Num intervalo recitou um lindo poema, de poucas linhas, que falava do fim da guerra, da fome e da miséria, mas a excitação não permitiu que eu a memorizasse.
 
Durante todo o show ele canta com a cabeça ligeiramente inclinada para cima, como se estivesse cantando para Deus.
 
Ele apresenta os músicos e deixa que cada um mostre um pouco daquilo que sabe fazer. Os uruguaios, de longos cabelos pretos amarrados para traz, surpreendem pela competência, e o guitarrista também por sua  beleza meio indígena de olhos puxados.
 
Entre o intervalo de uma música e outra eu tinha que me controlar para não bater palmas demais, e diversas vezes ele teve que pedir, levantando a mão, para que parássemos de aplaudir e ele pudesse dizer o que queria.
 
Ele tocou músicas do YES, de sua carreira solo, músicas dele com o grego Vangelis e outras tantas.

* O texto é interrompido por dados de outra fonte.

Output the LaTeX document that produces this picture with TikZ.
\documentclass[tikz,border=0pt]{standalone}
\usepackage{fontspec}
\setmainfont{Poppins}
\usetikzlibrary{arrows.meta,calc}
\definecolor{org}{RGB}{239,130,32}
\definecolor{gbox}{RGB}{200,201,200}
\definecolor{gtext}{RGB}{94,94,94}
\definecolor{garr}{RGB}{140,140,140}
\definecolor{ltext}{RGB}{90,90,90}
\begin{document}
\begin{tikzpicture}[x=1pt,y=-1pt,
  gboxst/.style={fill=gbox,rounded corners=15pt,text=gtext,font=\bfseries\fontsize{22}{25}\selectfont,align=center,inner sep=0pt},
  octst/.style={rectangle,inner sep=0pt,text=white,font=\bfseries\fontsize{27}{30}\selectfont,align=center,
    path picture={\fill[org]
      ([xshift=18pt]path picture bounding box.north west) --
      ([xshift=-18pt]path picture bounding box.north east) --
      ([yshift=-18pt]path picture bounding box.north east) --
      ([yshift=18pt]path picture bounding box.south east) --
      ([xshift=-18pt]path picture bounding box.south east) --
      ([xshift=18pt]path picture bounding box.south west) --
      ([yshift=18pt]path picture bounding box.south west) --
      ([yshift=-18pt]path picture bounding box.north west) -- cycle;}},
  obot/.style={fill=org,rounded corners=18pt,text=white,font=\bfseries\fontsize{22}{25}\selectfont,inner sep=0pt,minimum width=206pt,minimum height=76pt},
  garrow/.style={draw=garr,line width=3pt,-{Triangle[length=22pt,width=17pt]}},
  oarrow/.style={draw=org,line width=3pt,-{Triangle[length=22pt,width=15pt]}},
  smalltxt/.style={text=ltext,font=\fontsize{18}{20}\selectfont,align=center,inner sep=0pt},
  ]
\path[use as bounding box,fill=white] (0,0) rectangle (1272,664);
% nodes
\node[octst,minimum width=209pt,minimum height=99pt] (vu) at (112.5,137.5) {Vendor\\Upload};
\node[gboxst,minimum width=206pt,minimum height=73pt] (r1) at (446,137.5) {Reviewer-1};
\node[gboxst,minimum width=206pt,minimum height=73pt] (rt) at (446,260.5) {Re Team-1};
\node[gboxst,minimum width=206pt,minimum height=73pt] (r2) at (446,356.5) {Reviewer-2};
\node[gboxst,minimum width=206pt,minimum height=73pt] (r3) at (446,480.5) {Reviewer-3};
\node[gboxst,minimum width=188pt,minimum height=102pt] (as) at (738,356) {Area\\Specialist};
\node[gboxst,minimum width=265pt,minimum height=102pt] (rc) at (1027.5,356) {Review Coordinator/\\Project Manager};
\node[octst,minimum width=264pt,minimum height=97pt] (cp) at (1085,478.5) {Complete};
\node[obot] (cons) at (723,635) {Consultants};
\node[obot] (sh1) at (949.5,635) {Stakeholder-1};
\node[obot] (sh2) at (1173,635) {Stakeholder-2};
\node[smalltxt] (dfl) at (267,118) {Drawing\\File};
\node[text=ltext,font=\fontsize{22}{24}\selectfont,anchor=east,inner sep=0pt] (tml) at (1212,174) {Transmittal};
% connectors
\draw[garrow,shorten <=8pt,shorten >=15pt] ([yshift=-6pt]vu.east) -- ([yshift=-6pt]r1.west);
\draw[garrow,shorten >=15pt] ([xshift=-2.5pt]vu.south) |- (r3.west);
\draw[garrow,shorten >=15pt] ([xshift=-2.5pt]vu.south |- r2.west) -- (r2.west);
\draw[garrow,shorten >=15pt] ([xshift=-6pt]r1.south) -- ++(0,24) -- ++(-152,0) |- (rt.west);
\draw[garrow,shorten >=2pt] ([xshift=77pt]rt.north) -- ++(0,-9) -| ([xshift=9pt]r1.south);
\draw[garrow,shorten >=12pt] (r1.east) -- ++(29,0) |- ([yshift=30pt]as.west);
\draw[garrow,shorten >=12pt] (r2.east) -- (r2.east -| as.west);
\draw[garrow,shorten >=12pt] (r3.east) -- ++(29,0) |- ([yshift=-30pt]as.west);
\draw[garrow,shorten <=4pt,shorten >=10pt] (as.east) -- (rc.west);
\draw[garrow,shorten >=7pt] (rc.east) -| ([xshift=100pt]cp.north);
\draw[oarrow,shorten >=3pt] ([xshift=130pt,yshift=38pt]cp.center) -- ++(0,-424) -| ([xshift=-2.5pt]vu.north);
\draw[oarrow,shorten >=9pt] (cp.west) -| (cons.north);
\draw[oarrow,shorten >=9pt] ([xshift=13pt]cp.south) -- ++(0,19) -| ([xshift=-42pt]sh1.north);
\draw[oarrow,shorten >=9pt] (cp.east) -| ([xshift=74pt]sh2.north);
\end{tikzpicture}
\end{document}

A palavra que melhor sintetiza o espetáculo é surpreendente.
 
Jon, aos 48 anos, prega a  tese  de que nos próximos anos todas as correntes musicais irão se juntar para elaborar, lentamente, a grande música para os séculos 21 e 22.
 
Afirmação que, apesar de eu não ser nenhuma autoridade musical, contesto, pois acredito que a música é algo que vem do interior de cada um, e cada interior se forma em função das raízes, experiências e locais em que viveu, portanto seria impossível  existirem todos os tipos de música dentro de um único ser.
 
No entanto o show serviu para mudar a minha opinião com relação à World Music, que propõe justamente esta fusão à qual Jon se refere. O contato que eu tive com ela até antes do show me fez concluir que misturando um monte de estilos você acabava não conseguindo agradar nem a gregos e nem a troianos. Hoje, percebo que quando a mistura é bem dosada e de bom gosto, o resultado inovador pode ser agradavelmente surpreendente.